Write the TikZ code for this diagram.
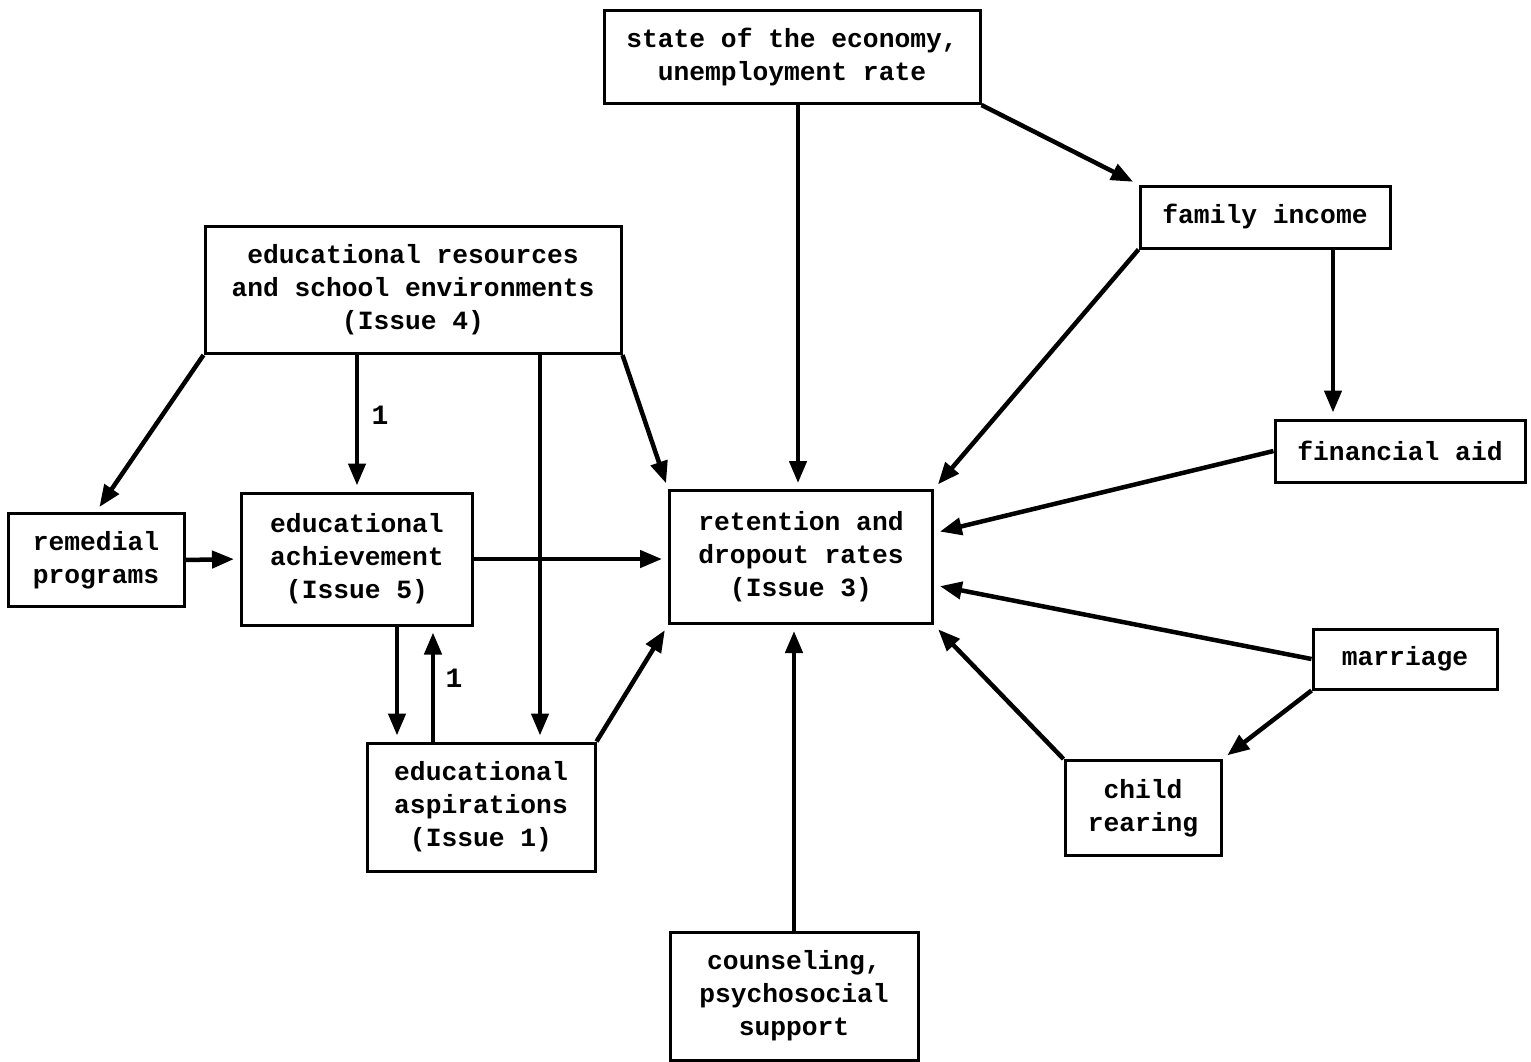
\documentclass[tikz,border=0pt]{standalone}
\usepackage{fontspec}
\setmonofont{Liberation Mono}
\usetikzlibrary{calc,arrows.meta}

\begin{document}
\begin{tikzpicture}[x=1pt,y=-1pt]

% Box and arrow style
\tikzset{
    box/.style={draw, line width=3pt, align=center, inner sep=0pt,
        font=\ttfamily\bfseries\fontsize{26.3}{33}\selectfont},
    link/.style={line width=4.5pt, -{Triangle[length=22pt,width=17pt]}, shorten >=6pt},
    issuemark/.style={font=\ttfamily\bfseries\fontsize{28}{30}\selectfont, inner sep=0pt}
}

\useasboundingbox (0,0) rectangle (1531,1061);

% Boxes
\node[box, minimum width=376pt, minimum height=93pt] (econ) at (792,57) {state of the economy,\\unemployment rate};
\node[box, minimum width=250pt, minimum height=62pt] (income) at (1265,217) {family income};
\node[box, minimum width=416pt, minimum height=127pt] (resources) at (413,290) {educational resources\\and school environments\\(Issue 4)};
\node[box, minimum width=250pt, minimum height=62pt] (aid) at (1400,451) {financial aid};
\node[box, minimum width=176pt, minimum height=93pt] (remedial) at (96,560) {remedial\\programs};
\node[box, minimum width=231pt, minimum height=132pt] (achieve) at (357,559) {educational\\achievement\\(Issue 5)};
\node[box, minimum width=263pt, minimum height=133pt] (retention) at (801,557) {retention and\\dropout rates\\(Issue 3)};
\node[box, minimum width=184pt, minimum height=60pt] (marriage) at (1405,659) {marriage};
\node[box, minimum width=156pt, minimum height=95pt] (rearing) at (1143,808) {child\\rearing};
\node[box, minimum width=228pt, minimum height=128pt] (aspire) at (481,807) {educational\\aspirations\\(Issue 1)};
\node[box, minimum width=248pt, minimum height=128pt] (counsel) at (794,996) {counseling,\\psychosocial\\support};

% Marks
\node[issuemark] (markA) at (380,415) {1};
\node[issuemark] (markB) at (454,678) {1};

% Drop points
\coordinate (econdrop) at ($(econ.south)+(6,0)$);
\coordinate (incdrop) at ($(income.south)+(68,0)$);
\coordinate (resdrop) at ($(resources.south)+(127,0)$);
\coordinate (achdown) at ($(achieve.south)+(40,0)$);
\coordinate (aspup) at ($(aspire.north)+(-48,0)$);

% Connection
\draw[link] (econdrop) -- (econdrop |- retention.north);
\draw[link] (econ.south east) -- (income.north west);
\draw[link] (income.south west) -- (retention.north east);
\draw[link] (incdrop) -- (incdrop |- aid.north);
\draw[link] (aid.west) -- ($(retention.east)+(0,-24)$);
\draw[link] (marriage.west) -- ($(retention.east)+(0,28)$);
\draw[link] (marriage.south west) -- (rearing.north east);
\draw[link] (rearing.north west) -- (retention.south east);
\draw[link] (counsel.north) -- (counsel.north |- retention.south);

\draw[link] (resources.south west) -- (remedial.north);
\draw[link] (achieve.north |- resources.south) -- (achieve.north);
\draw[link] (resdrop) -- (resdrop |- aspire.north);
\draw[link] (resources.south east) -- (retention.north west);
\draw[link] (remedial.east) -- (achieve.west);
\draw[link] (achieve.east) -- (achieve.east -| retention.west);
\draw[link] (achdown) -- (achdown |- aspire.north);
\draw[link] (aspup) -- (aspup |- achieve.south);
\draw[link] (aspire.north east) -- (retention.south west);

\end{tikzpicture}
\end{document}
◆ ◆ ◆ ◆
• [What you are asked to do]:
Omit the pictures, and quote the material above exactly as given.

• [Correct answer]:
Write the TikZ code for this diagram.
\documentclass[tikz,border=0pt]{standalone}
\usepackage{fontspec}
\setmonofont{Liberation Mono}
\usetikzlibrary{calc,arrows.meta}

\begin{document}
\begin{tikzpicture}[x=1pt,y=-1pt]

% Box and arrow style
\tikzset{
    box/.style={draw, line width=3pt, align=center, inner sep=0pt,
        font=\ttfamily\bfseries\fontsize{26.3}{33}\selectfont},
    link/.style={line width=4.5pt, -{Triangle[length=22pt,width=17pt]}, shorten >=6pt},
    issuemark/.style={font=\ttfamily\bfseries\fontsize{28}{30}\selectfont, inner sep=0pt}
}

\useasboundingbox (0,0) rectangle (1531,1061);

% Boxes
\node[box, minimum width=376pt, minimum height=93pt] (econ) at (792,57) {state of the economy,\\unemployment rate};
\node[box, minimum width=250pt, minimum height=62pt] (income) at (1265,217) {family income};
\node[box, minimum width=416pt, minimum height=127pt] (resources) at (413,290) {educational resources\\and school environments\\(Issue 4)};
\node[box, minimum width=250pt, minimum height=62pt] (aid) at (1400,451) {financial aid};
\node[box, minimum width=176pt, minimum height=93pt] (remedial) at (96,560) {remedial\\programs};
\node[box, minimum width=231pt, minimum height=132pt] (achieve) at (357,559) {educational\\achievement\\(Issue 5)};
\node[box, minimum width=263pt, minimum height=133pt] (retention) at (801,557) {retention and\\dropout rates\\(Issue 3)};
\node[box, minimum width=184pt, minimum height=60pt] (marriage) at (1405,659) {marriage};
\node[box, minimum width=156pt, minimum height=95pt] (rearing) at (1143,808) {child\\rearing};
\node[box, minimum width=228pt, minimum height=128pt] (aspire) at (481,807) {educational\\aspirations\\(Issue 1)};
\node[box, minimum width=248pt, minimum height=128pt] (counsel) at (794,996) {counseling,\\psychosocial\\support};

% Marks
\node[issuemark] (markA) at (380,415) {1};
\node[issuemark] (markB) at (454,678) {1};

% Drop points
\coordinate (econdrop) at ($(econ.south)+(6,0)$);
\coordinate (incdrop) at ($(income.south)+(68,0)$);
\coordinate (resdrop) at ($(resources.south)+(127,0)$);
\coordinate (achdown) at ($(achieve.south)+(40,0)$);
\coordinate (aspup) at ($(aspire.north)+(-48,0)$);

% Connection
\draw[link] (econdrop) -- (econdrop |- retention.north);
\draw[link] (econ.south east) -- (income.north west);
\draw[link] (income.south west) -- (retention.north east);
\draw[link] (incdrop) -- (incdrop |- aid.north);
\draw[link] (aid.west) -- ($(retention.east)+(0,-24)$);
\draw[link] (marriage.west) -- ($(retention.east)+(0,28)$);
\draw[link] (marriage.south west) -- (rearing.north east);
\draw[link] (rearing.north west) -- (retention.south east);
\draw[link] (counsel.north) -- (counsel.north |- retention.south);

\draw[link] (resources.south west) -- (remedial.north);
\draw[link] (achieve.north |- resources.south) -- (achieve.north);
\draw[link] (resdrop) -- (resdrop |- aspire.north);
\draw[link] (resources.south east) -- (retention.north west);
\draw[link] (remedial.east) -- (achieve.west);
\draw[link] (achieve.east) -- (achieve.east -| retention.west);
\draw[link] (achdown) -- (achdown |- aspire.north);
\draw[link] (aspup) -- (aspup |- achieve.south);
\draw[link] (aspire.north east) -- (retention.south west);

\end{tikzpicture}
\end{document}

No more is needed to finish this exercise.